**Goal of the exercise**
Leaving out all pictures, please print only the lines from the one containing "Emit a web page" through the one containing "var yMin = 0, yMax = 140, yStep = 20;".

**Material provided**
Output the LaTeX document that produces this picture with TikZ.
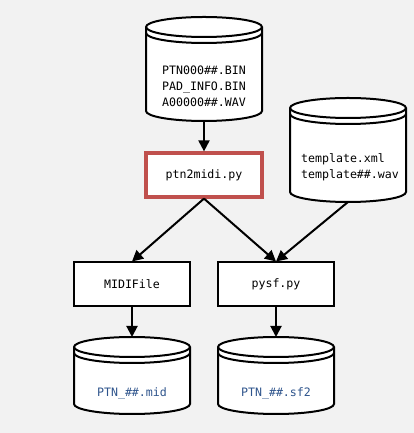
\documentclass[tikz,border=0pt]{standalone}
\usepackage{fontspec}
\newfontfamily\codefont{DejaVu Sans Mono}
\usetikzlibrary{arrows.meta,calc}
\pgfdeclarelayer{bg}\pgfsetlayers{bg,main}
\definecolor{bgc}{RGB}{242,242,242}
\definecolor{redb}{RGB}{192,80,77}
\definecolor{fileblue}{RGB}{46,84,140}
\tikzset{
 box/.style={draw=black, line width=2pt, fill=white, minimum width=116pt, minimum height=44pt, inner sep=0pt, font=\codefont\fontsize{11.6}{16}\selectfont},
 redbox/.style={box, draw=redb, line width=3.2pt},
 cyltext/.style={align=center, inner sep=0pt, font=\codefont\fontsize{11.6}{16}\selectfont},
 conn/.style={line width=2pt, -{Triangle[length=11pt,width=11pt]}},
 cylline/.style={line width=2pt}
}
% name, xleft, xright, ytop, ybottom
\newcommand\mycyl[5]{%
 \begin{pgfonlayer}{bg}
 \draw[cylline, fill=white] (#2,#4-10) -- (#2,#5+10)
   arc[start angle=180,end angle=360,x radius={(#3-#2)/2*1pt},y radius=10pt]
   -- (#3,#4-10)
   arc[start angle=0,end angle=180,x radius={(#3-#2)/2*1pt},y radius=10pt] -- cycle;
 \draw[cylline] (#2,#4-10) arc[start angle=180,end angle=360,x radius={(#3-#2)/2*1pt},y radius=10pt];
 \draw[cylline] (#2,#4-16) arc[start angle=180,end angle=360,x radius={(#3-#2)/2*1pt},y radius=10pt];
 \end{pgfonlayer}
 \coordinate (#1-top) at ({(#2+#3)/2},#4);
 \coordinate (#1-bot) at ({(#2+#3)/2},#5);
}
\begin{document}
\begin{tikzpicture}[x=1pt,y=1pt]
\begin{pgfonlayer}{bg}\fill[bgc] (0,0) rectangle (414,433);\end{pgfonlayer}
\useasboundingbox (0,0) rectangle (414,433);

\mycyl{db1}{146}{262}{416}{312}
\node[cyltext] (db1t) at (204,347) {PTN000\#\#.BIN\\PAD\_INFO.BIN\\A00000\#\#.WAV};

\mycyl{tpl}{290}{406}{335}{231}
\node[cyltext, align=left] (tplt) at (350,265.5) {template.xml\\template\#\#.wav};

\node[redbox] (ptn) at (204,258) {ptn2midi.py};
\node[box] (midi) at (132,148.5) {MIDIFile};
\node[box] (pysf) at (276,148.5) {pysf.py};

\mycyl{mid}{74}{190}{96}{19}
\node[cyltext, text=fileblue] (midt) at (132,40) {PTN\_\#\#.mid};
\mycyl{sf}{218}{334}{96}{19}
\node[cyltext, text=fileblue] (sft) at (276,40) {PTN\_\#\#.sf2};

\draw[conn] (db1-bot) -- (ptn.north);
\draw[conn] (ptn.south) -- (midi.north);
\draw[conn] (ptn.south) -- (pysf.north);
\draw[conn] (tpl-bot) -- (pysf.north);
\draw[conn] (midi.south) -- (mid-top);
\draw[conn] (pysf.south) -- (sf-top);
\end{tikzpicture}
\end{document}
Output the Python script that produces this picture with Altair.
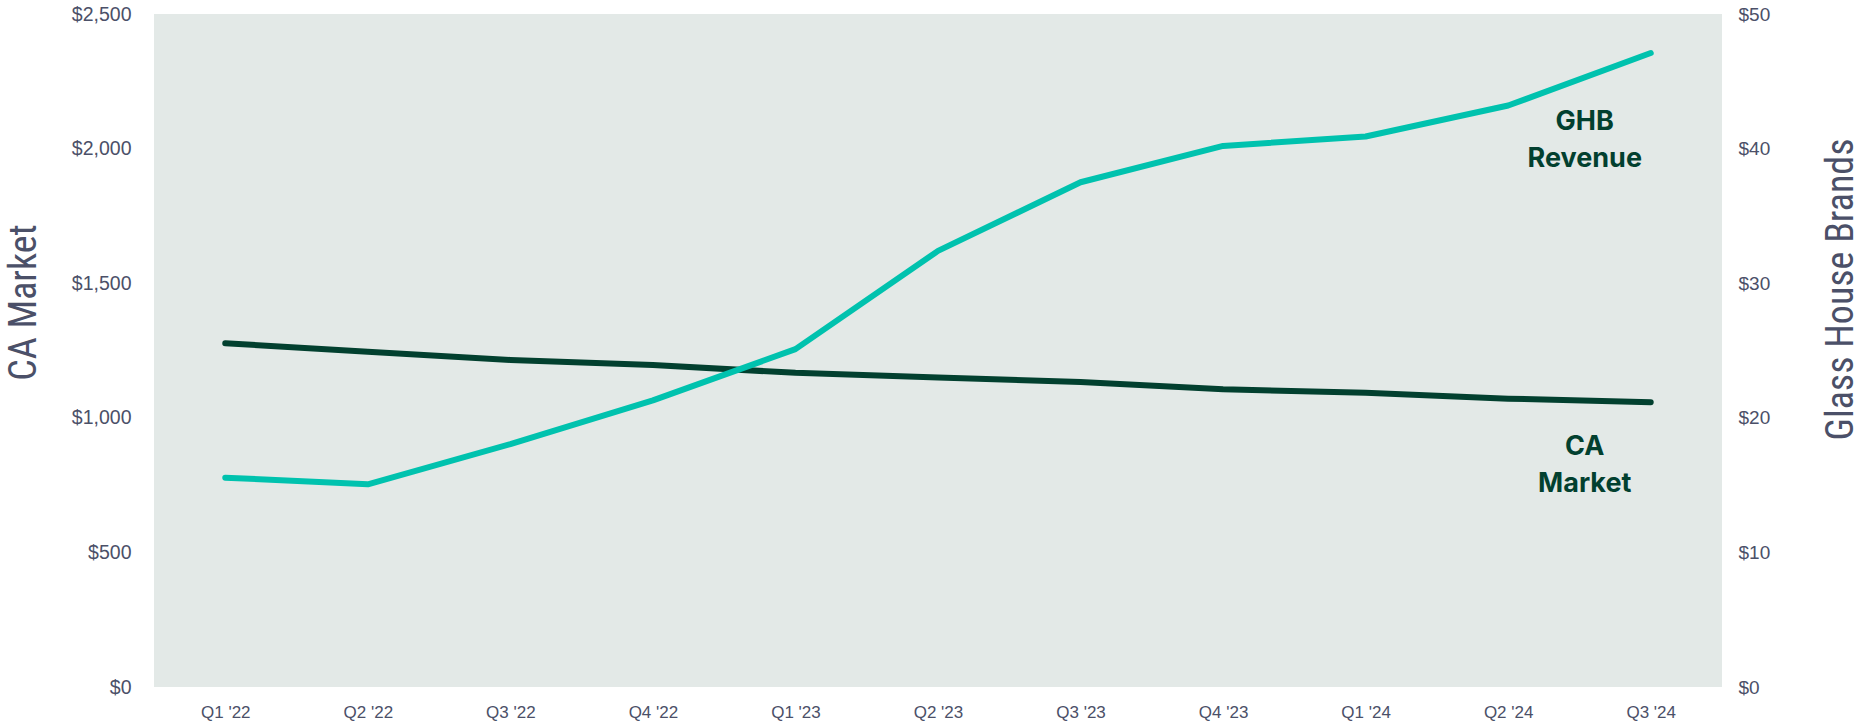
import altair as alt
import pandas as pd

quarters = ["Q1 '22", "Q2 '22", "Q3 '22", "Q4 '22", "Q1 '23", "Q2 '23",
            "Q3 '23", "Q4 '23", "Q1 '24", "Q2 '24", "Q3 '24"]
ca_market = [1277, 1245, 1215, 1196, 1167, 1150, 1133, 1106, 1093, 1071, 1058]
ghb_revenue = [15.55, 15.06, 18.05, 21.3, 25.1, 32.4, 37.5, 40.2, 40.9, 43.2, 47.1]

left_ticks = [0, 500, 1000, 1500, 2000, 2500]
right_ticks = [0, 10, 20, 30, 40, 50]

ca_label_quarter = ["Q3 '24"]
ca_label_value = [892]
ca_label_text = ["CA\nMarket"]
ghb_label_quarter = ["Q3 '24"]
ghb_label_value = [42.0]
ghb_label_text = ["GHB\nRevenue"]

DARK = "#02402F"
TEAL = "#00C2AE"
BG = "#E3E9E7"
AXIS_TXT = "#4B5068"
NARROW = "Liberation Sans Narrow, Arial Narrow, Roboto Condensed, Liberation Sans, sans-serif"
TICKFONT = "Liberation Sans, Arial, sans-serif"

df = pd.DataFrame({"quarter": quarters, "ca": ca_market, "ghb": ghb_revenue})
ca_lab = pd.DataFrame({"quarter": ca_label_quarter, "ca": ca_label_value, "text": ca_label_text})
ghb_lab = pd.DataFrame({"quarter": ghb_label_quarter, "ghb": ghb_label_value, "text": ghb_label_text})

x = alt.X("quarter:N", sort=quarters,
          scale=alt.Scale(type="point", padding=0.5),
          axis=alt.Axis(title=None, labelAngle=0, ticks=False, domain=False, grid=False,
                        labelFontSize=17, labelColor=AXIS_TXT, labelFont=TICKFONT,
                        labelPadding=17))

ca_scale = alt.Scale(domain=[0, 2500], nice=False, zero=True)
ghb_scale = alt.Scale(domain=[0, 50], nice=False, zero=True)

ca_axis = alt.Axis(orient="left", values=left_ticks, format="$,.0f", title="CA Market",
                   ticks=False, domain=False, grid=False,
                   labelFontSize=19.5, labelColor=AXIS_TXT, labelFont=TICKFONT, labelPadding=23,
                   titleFont=NARROW, titleFontSize=38, titleFontWeight="normal",
                   titleColor=AXIS_TXT, titleAngle=270, titleAlign="center",
                   titleBaseline="middle", titleX=-130, titleY=288)
ghb_axis = alt.Axis(orient="right", values=right_ticks, format="$,.0f", title="Glass House Brands",
                    ticks=False, domain=False, grid=False,
                    labelFontSize=19, labelColor=AXIS_TXT, labelFont=TICKFONT, labelPadding=16,
                    titleFont=NARROW, titleFontSize=38, titleFontWeight="normal",
                    titleColor=AXIS_TXT, titleAngle=270, titleAlign="center",
                    titleBaseline="middle", titleX=119, titleY=275)

ca_line = alt.Chart(df).mark_line(color=DARK, strokeWidth=6, strokeCap="round", strokeJoin="round").encode(
    x=x,
    y=alt.Y("ca:Q", scale=ca_scale, axis=ca_axis),
)
ca_text = alt.Chart(ca_lab).mark_text(
    lineBreak="\n", fontSize=27, fontWeight="bold", font="Inter", color=DARK,
    align="center", baseline="middle", lineHeight=37, dx=-66
).encode(
    x=x,
    y=alt.Y("ca:Q", scale=ca_scale, axis=ca_axis),
    text="text:N",
)

ghb_line = alt.Chart(df).mark_line(color=TEAL, strokeWidth=6, strokeCap="round", strokeJoin="round").encode(
    x=x,
    y=alt.Y("ghb:Q", scale=ghb_scale, axis=ghb_axis),
)
ghb_text = alt.Chart(ghb_lab).mark_text(
    lineBreak="\n", fontSize=27, fontWeight="bold", font="Inter", color=DARK,
    align="center", baseline="middle", lineHeight=37, dx=-66
).encode(
    x=x,
    y=alt.Y("ghb:Q", scale=ghb_scale, axis=ghb_axis),
    text="text:N",
)

chart = alt.layer(
    alt.layer(ca_line, ca_text),
    alt.layer(ghb_line, ghb_text),
).resolve_scale(y="independent").properties(
    width=1568, height=673,
    padding={"left": 154, "top": 14, "right": 146, "bottom": 37},
    autosize=alt.AutoSizeParams(type="none"),
    background="white",
).configure_view(fill=BG, strokeWidth=0)

chart.save("out.html", embed_options={"renderer": "svg", "actions": False})
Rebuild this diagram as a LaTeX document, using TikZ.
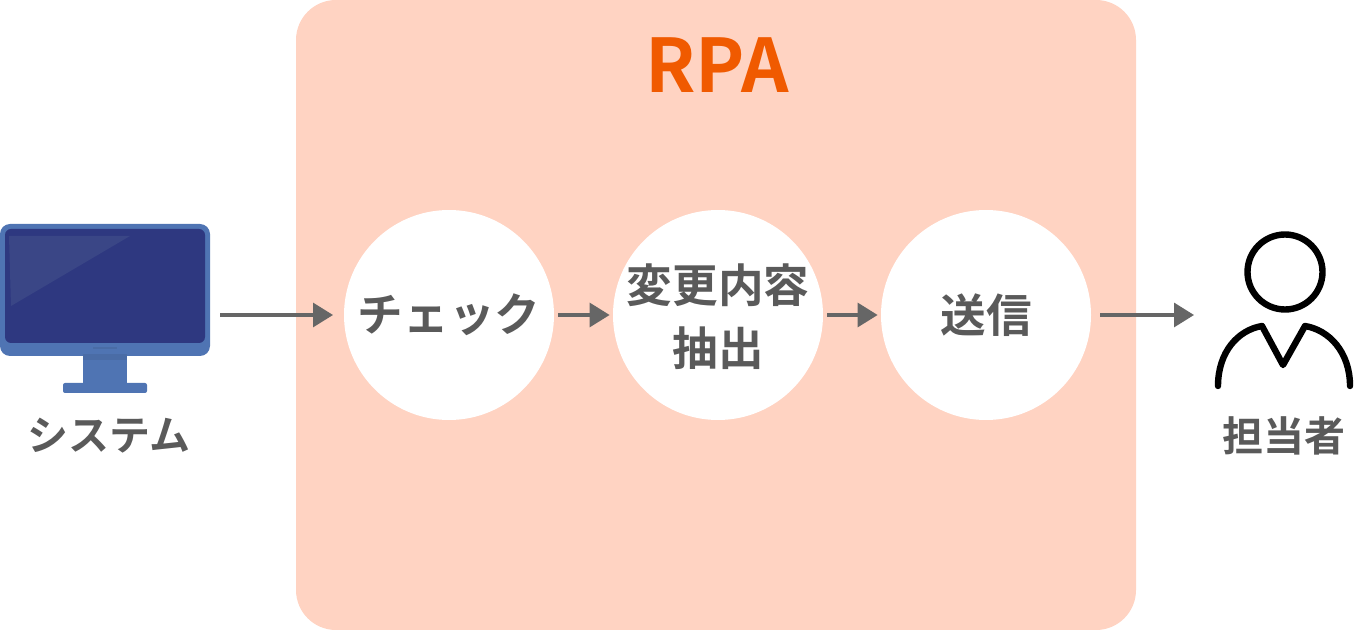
\documentclass[tikz,border=0pt]{standalone}
\usepackage{fontspec}
\setmainfont{Noto Sans CJK JP}[BoldFont={Noto Sans CJK JP Bold}]
\usetikzlibrary{arrows.meta}
\definecolor{panel}{HTML}{FFD3C2}
\definecolor{orangetxt}{HTML}{F05A00}
\definecolor{greytxt}{HTML}{5A5A5A}
\definecolor{arrowgrey}{HTML}{666666}
\definecolor{monframe}{HTML}{4F74B3}
\definecolor{monscreen}{HTML}{2E3880}
\definecolor{monshine}{HTML}{3A4686}
\definecolor{monshade}{HTML}{4A6CA6}
\tikzset{
  x=0.5pt,y=-0.5pt,
  stagetext/.style={align=center,inner sep=0pt,
    font=\fontsize{22.8}{31.5}\selectfont\bfseries,text=greytxt},
  stagecircle/.style={circle,fill=white,minimum size=105pt,inner sep=0pt,stagetext},
  sidelabel/.style={font=\fontsize{20.5}{24}\selectfont\bfseries,text=greytxt,inner sep=0pt},
  flow/.style={draw=arrowgrey,line width=1.6pt,-{Triangle[length=10pt,width=12pt]}},
  personline/.style={draw=black,line width=3.2pt,line cap=round,line join=round},
}
\begin{document}
\begin{tikzpicture}
\useasboundingbox (0,0) rectangle (1360,630);
\fill[panel,rounded corners=20pt] (296,0) rectangle (1136,630);
\node[font=\fontsize{37}{42}\selectfont\bfseries,text=orangetxt,inner sep=0pt] (rpa) at (717,65) {RPA};
\node[stagecircle] (check) at (449,315) {チェック};
\node[stagecircle,label={[stagetext,yshift=-1pt]center:{変更内容\\抽出}}] (extract) at (718,315) {};
\node[stagecircle] (send) at (986,315) {送信};
% monitor
\fill[monframe,rounded corners=5pt] (0,224) rectangle (210,356);
\fill[monscreen,rounded corners=3pt] (5,229) rectangle (205,343);
\fill[monshine] (9,236) -- (130,236) -- (11,306) -- cycle;
\fill[monframe] (83,354) rectangle (127,384);
\fill[monshade] (83,354) rectangle (127,360);
\fill[monframe,rounded corners=1pt] (63,383) rectangle (147,393);
\fill[monshade] (93,347) rectangle (117,349);
\node[inner sep=0pt,minimum width=105pt,minimum height=85pt] (monitor) at (105,315) {};
\node[sidelabel] (syslabel) at (109,436) {システム};
% person
\node[circle,draw=black,line width=3.2pt,minimum size=37.5pt,inner sep=0pt] (head) at (1285,272) {};
\draw[personline] (1218,386) .. controls (1218,352) and (1238,330) .. (1262,326)
  -- (1283,365) -- (1305,326) .. controls (1329,330) and (1350,352) .. (1350,386);
\coordinate (person) at (1194,315);
\node[sidelabel] (perslabel) at (1284,436) {担当者};
% connectors
\coordinate (checkin) at (333,315);
\draw[flow,shorten <=5pt] (monitor.east) -- (checkin);
\draw[flow,shorten <=2pt,shorten >=1.5pt] (check.east) -- (extract.west);
\draw[flow,shorten <=2pt,shorten >=1.5pt] (extract.east) -- (send.west);
\draw[flow,shorten <=4.5pt] (send.east) -- (person);
\end{tikzpicture}
\end{document}
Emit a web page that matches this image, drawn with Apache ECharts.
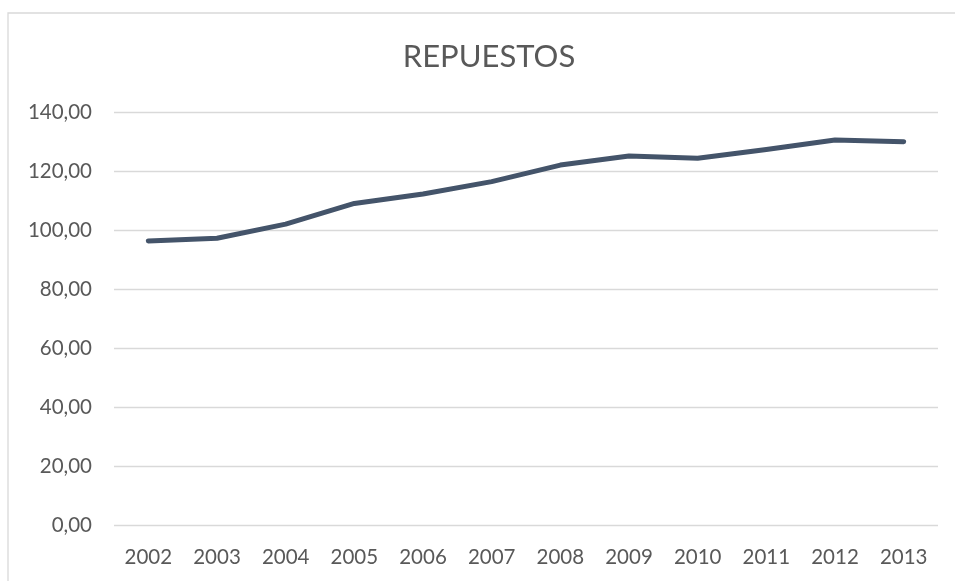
<!DOCTYPE html>
<html>
<head>
<meta charset="utf-8">
<script src="https://cdn.jsdelivr.net/npm/echarts@6/dist/echarts.min.js"></script>
<style>html,body{margin:0;padding:0;background:#fff}#c{width:955px;height:581px}</style>
</head>
<body>
<div id="c"></div>
<script>
var title = 'REPUESTOS';
var years = ['2002','2003','2004','2005','2006','2007','2008','2009','2010','2011','2012','2013'];
var values = [96.3, 97.2, 102.0, 109.0, 112.2, 116.4, 122.0, 125.1, 124.3, 127.3, 130.5, 129.9];
var yMin = 0, yMax = 140, yStep = 20;

var chart = echarts.init(document.getElementById('c'), null, {renderer: 'canvas'});
chart.setOption({
  animation: false,
  backgroundColor: '#ffffff',
  graphic: [
    {type: 'rect', shape: {x: 8, y: 13, width: 1200, height: 1200}, style: {fill: 'none', stroke: '#d9d9d9', lineWidth: 1.3}, silent: true, z: -1},
    {type: 'text', x: 489, y: 57, style: {text: title, textAlign: 'center', textVerticalAlign: 'middle', fontFamily: 'Lato', fontSize: 31, fill: '#595959'}}
  ],
  grid: {left: 114, right: 17, top: 112, bottom: 56, containLabel: false},
  xAxis: {
    type: 'category',
    data: years,
    boundaryGap: true,
    axisLine: {show: false},
    axisTick: {show: false},
    axisLabel: {color: '#595959', fontFamily: 'Lato', fontSize: 20.5, margin: 22}
  },
  yAxis: {
    type: 'value',
    min: yMin, max: yMax, interval: yStep,
    axisLine: {show: false},
    axisTick: {show: false},
    splitLine: {lineStyle: {color: '#d9d9d9', width: 1.3}},
    axisLabel: {color: '#595959', fontFamily: 'Lato', fontSize: 20.5, margin: 22,
      formatter: function (v) { return v.toFixed(2).replace('.', ','); }}
  },
  series: [{
    type: 'line',
    data: values,
    symbol: 'none',
    lineStyle: {color: '#44546A', width: 5, cap: 'round', join: 'round'}
  }]
});
</script>
</body>
</html>
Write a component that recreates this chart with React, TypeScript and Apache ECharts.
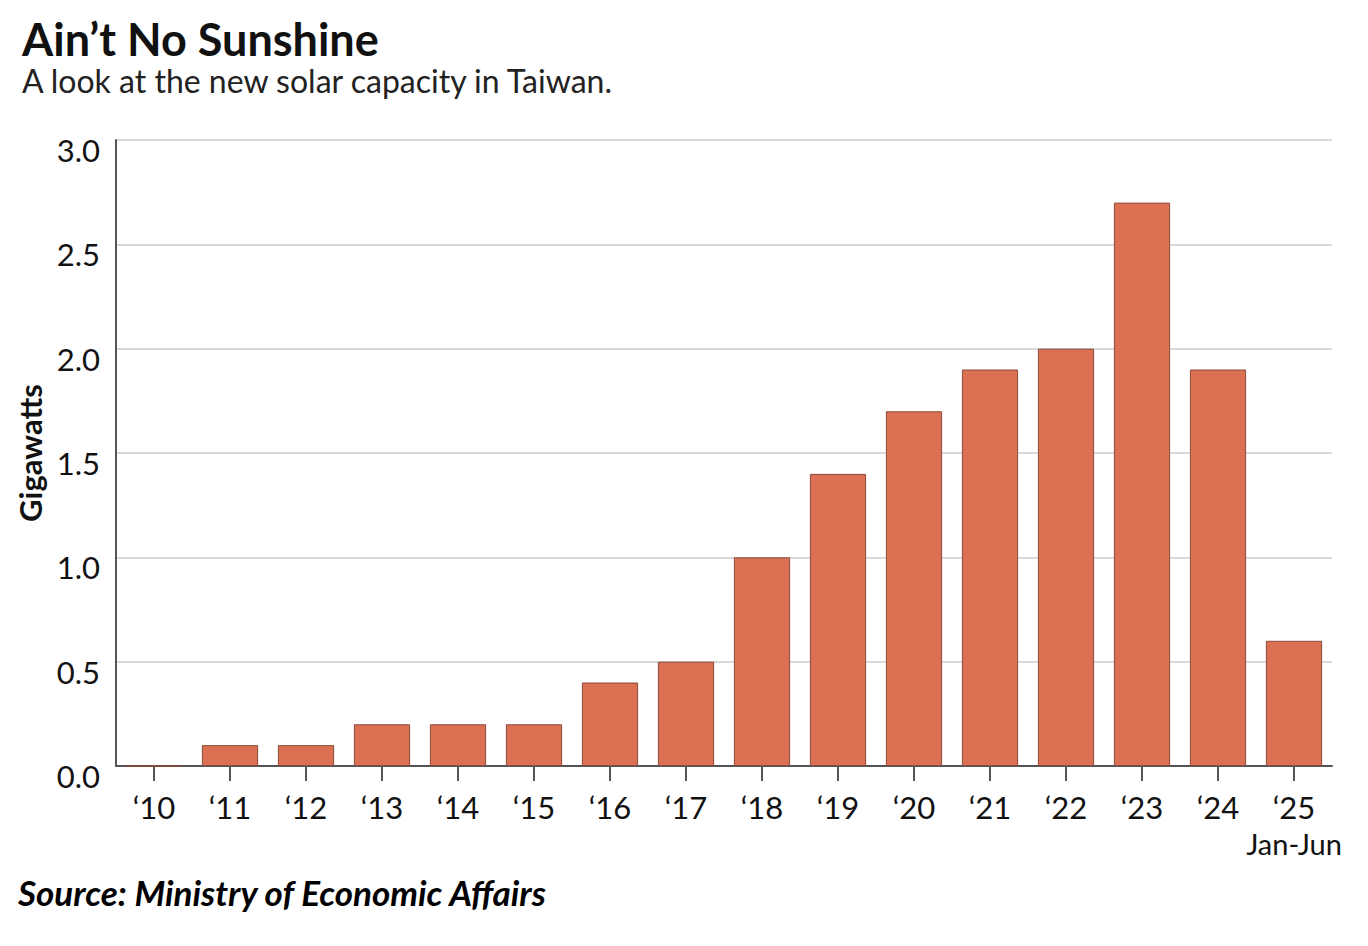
import React, { useEffect, useRef } from "react";
import * as echarts from "echarts";

const categories = ["‘10", "‘11", "‘12", "‘13", "‘14", "‘15", "‘16", "‘17", "‘18", "‘19", "‘20", "‘21", "‘22", "‘23", "‘24", "‘25"];
const values = [0, 0.1, 0.1, 0.2, 0.2, 0.2, 0.4, 0.5, 1.0, 1.4, 1.7, 1.9, 2.0, 2.7, 1.9, 0.6];
const title = "Ain’t No Sunshine";
const subtitle = "A look at the new solar capacity in Taiwan.";
const source = "Source: Ministry of Economic Affairs";
const yName = "Gigawatts";
const lastNote = "Jan-Jun";

const FONT = "Lato, 'Noto Sans', sans-serif";

export default function App() {
  const ref = useRef<HTMLDivElement>(null);
  useEffect(() => {
    if (!ref.current) return;
    const chart = echarts.init(ref.current, null, { renderer: "svg" });
    chart.setOption({
      animation: false,
      backgroundColor: "#ffffff",
      textStyle: { fontFamily: FONT },
      grid: { left: 116, right: 36, top: 140, bottom: 180, containLabel: false },
      graphic: [
        { type: "text", left: 22, top: 16, style: { text: title, font: `bold 45px ${FONT}`, lineHeight: 44, fill: "#111" } },
        { type: "text", left: 22, top: 63, style: { text: subtitle, font: `32px ${FONT}`, lineHeight: 34, fill: "#222" } },
        { type: "text", left: 18, top: 874, style: { text: source, font: `italic bold 35px ${FONT}`, fill: "#000" } },
      ],
      xAxis: {
        type: "category",
        data: categories,
        axisLine: { show: true, lineStyle: { color: "#555", width: 2 } },
        axisTick: { show: true, alignWithLabel: true, interval: 0, length: 15, lineStyle: { color: "#555", width: 2 } },
        axisLabel: {
          interval: 0,
          color: "#111",
          fontSize: 31,
          lineHeight: 37,
          fontFamily: FONT,
          margin: 22,
          formatter: (v: string, i: number) => (i === categories.length - 1 ? `${v}\n{s|${lastNote}}` : v),
          rich: { s: { fontSize: 29, fontFamily: FONT, color: "#111", lineHeight: 37 } },
        },
      },
      yAxis: {
        type: "value",
        min: 0,
        max: 3,
        interval: 0.5,
        name: yName,
        nameLocation: "middle",
        nameGap: 62,
        nameTextStyle: { fontSize: 31, fontWeight: "bold", color: "#111", fontFamily: FONT },
        axisLine: { show: true, lineStyle: { color: "#555", width: 2 } },
        axisTick: { show: false },
        splitLine: { lineStyle: { color: "#cccccc", width: 1.5 } },
        axisLabel: {
          color: "#111",
          fontSize: 31,
          fontFamily: FONT,
          margin: 16,
          verticalAlign: "top",
          lineHeight: 20,
          formatter: (v: number) => v.toFixed(1),
        },
      },
      series: [
        {
          type: "bar",
          data: values,
          barWidth: "74%",
          itemStyle: { color: "#DB7152", borderColor: "#8a4a38", borderWidth: 1 },
        },
      ],
    });
    return () => chart.dispose();
  }, []);
  return <div ref={ref} style={{ position: "fixed", left: 0, top: 0, width: 1368, height: 946 }} />;
}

**Answer to the problem**
Emit a web page that matches this image, drawn with Apache ECharts.
<!DOCTYPE html>
<html>
<head>
<meta charset="utf-8">
<script src="https://cdn.jsdelivr.net/npm/echarts@6/dist/echarts.min.js"></script>
<style>html,body{margin:0;padding:0;background:#fff}#c{width:955px;height:581px}</style>
</head>
<body>
<div id="c"></div>
<script>
var title = 'REPUESTOS';
var years = ['2002','2003','2004','2005','2006','2007','2008','2009','2010','2011','2012','2013'];
var values = [96.3, 97.2, 102.0, 109.0, 112.2, 116.4, 122.0, 125.1, 124.3, 127.3, 130.5, 129.9];
var yMin = 0, yMax = 140, yStep = 20;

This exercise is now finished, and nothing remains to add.